During a summer internship in Green Bay at a Boys & Girls Club he began to build what would become A Black Sitcom. On “Underestimated,” he talks back to people who have passed him over. “What Can I Do” is addressed to a lover who he wished he could have changed, but could not.
“When I wrote those songs, they were me talking to the person in the song,” Dequadray says. “It was like I was writing directly to them.”
He also talks to himself. On the album’s final track, “Best For Me,” he sings and raps over a piano loop, reminding himself of how far he has come. Dequadray hopes that by sharing how he deals with adversity he can help others know they are not alone.
After we chat at Sushi Express, we move to Dequadray’s nearby high-rise apartment — just a few days before he moved to a new one. His roommates, also First Wave scholars, are reading and playing video games. Members of the Still Strugglin’ music collective stop by.
He plays a demo of the recently released track, “On The Regular.” The hook — “You call me/You call me” — features overlapping vocal lines. In the verses, he raps and sings: “I know you got a lover/But I need you to put me first” over a swaying, guitar-centered beat.

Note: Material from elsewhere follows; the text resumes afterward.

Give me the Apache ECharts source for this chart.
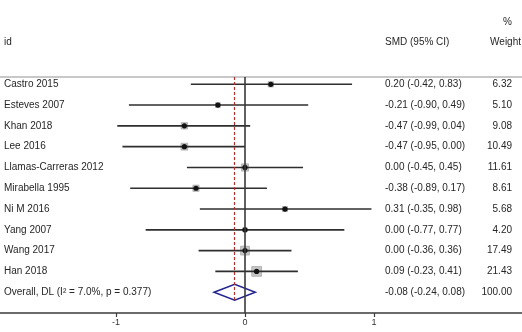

He also raps: “No matter how many times I said I’m through with it/I know I wouldn’t trade him out for anything,” repeating the male pronoun of the song’s subject, rather than the gender-neutral second person “you” that he used on earlier songs.
Dequadray’s music is evolving, becoming more emotional and immersive. And, he says, these new songs are more personal than anything he has done before. “I don’t think you could tell who I am,” Dequadray says of his earlier album. “On this next project, I want you to know that this is who I am.”